You know, I must have lacked some serious capacity to foretell possibilities because it had not been long enough for Mike Jones to clear out of the hallway. He was the only one left, digging through his locker that was nearly across the hall from the Sex Ed classroom. Mine was down past his, requiring that I pass him, completely humiliated. Thankfully, he did not look up as I shuffled quickly by. Perhaps part of his dismay at my liking him had been for show. Certainly his reaction had been. At least he left me alone. I went to my locker, deposited my books, and took the long way around to P.E. class because the direct route would have taken me past his locker again, and there was no way I was going there.

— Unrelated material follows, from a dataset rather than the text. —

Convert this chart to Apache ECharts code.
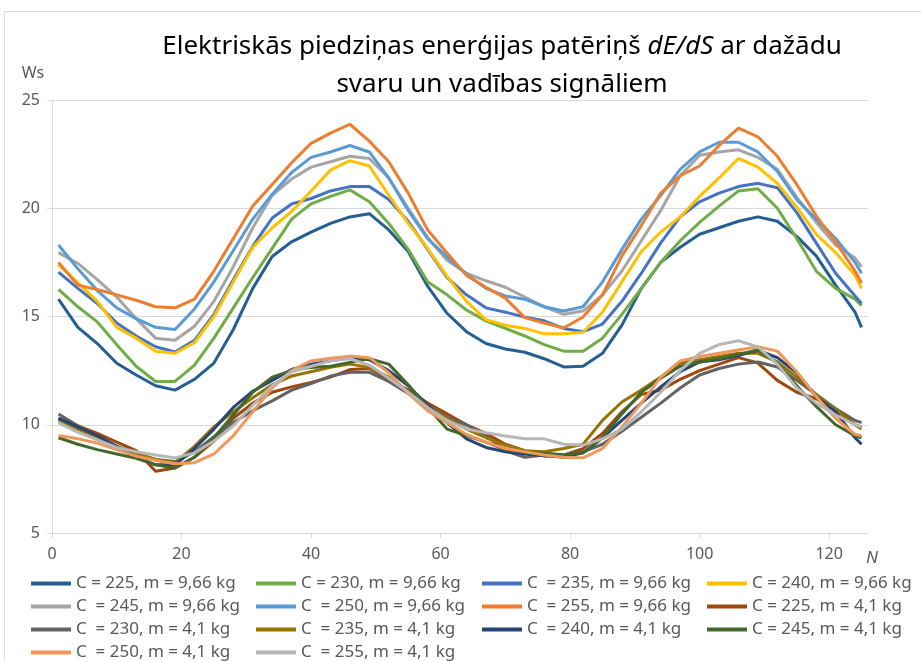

Yes, junior high is definitely a breeding ground for mean people. Volumes have been written on the subject. Millions have been made in movies about the outcasts being tortured. Pleasure is taken in the geek who grows up and shows up to the high school reunion in a heliocopter. I think we all assume that as adults this crap goes away. Unfortunately, that’s wishful thinking. Even when you grow into a swan and develop inner strength and confidence, there are those people who never move past being mean to you.
Luckily for me, we had moved away from that school after ninth grade, so Kelly and her friends were only able to harass me for three years. I heard that she got pregnant her senior year in high school. A few years after graduation, I saw her at a discount store. She was extremely heavy and was dragging around four ruffian-looking children. A friend of mine who had finished school with her said they all had different fathers. I remembered her bragging in eighth grade about drinking and having sex. Maybe whatever made her so damn mean was also what made her gain weight and have lots of kids by different dads by the time she was 25. She’d clearly hit her prime in junior high. She was still mean though. At the store, she came up to me and sneered, “You think you’re really hot now, don’t you, Lara?”
I remember looking at her, not knowing who she was because she looked so wretched and different. When it was obvious I hadn’t a clue about her identity, she said, “I’m Kelly, Kelly Smith,” like I was retarded or something. Funny. I realize now she sounded something like Forrest, Forrest Gump. I said hello and turned to continue walking with my mom. Thankfully, when it came to girls from junior high, I didn’t have to pretend I was dead any more.
What a poignant and accurate recall of junior high years. I’ve always thought that junior high and high school students are some of the most vicious creatures in the human race. Though lately, I’m thinking it is starting even earlier. My Kelly Smith was a sweaty boy named Sean Powell, his friends called him “Spanky.” He sat right behind me in Driver’s Ed and on one occasion he said something particularly hurtful, loud so everyone could hear. I still remember the exact words and the peals of laughter that rolled through the class, but the thing that disturbs me more than anything to this day, is the instructor heard it all and looked right at me as this occured and he did nothing. Nothing. Talk about feeling alone. I didn’t get to have the delicious closure that you did with Kelly (Karma, isn’t it?) – that was so rich! But I did develop that opposum approach as you call it. Look preoccupied, don’t look at anyone in the eyes, walk fast. It’s pretty effective and is my number one defensive strategy. I wonder if Karma has dealt Spanky what he was due? Many thanks for your words of wisdom!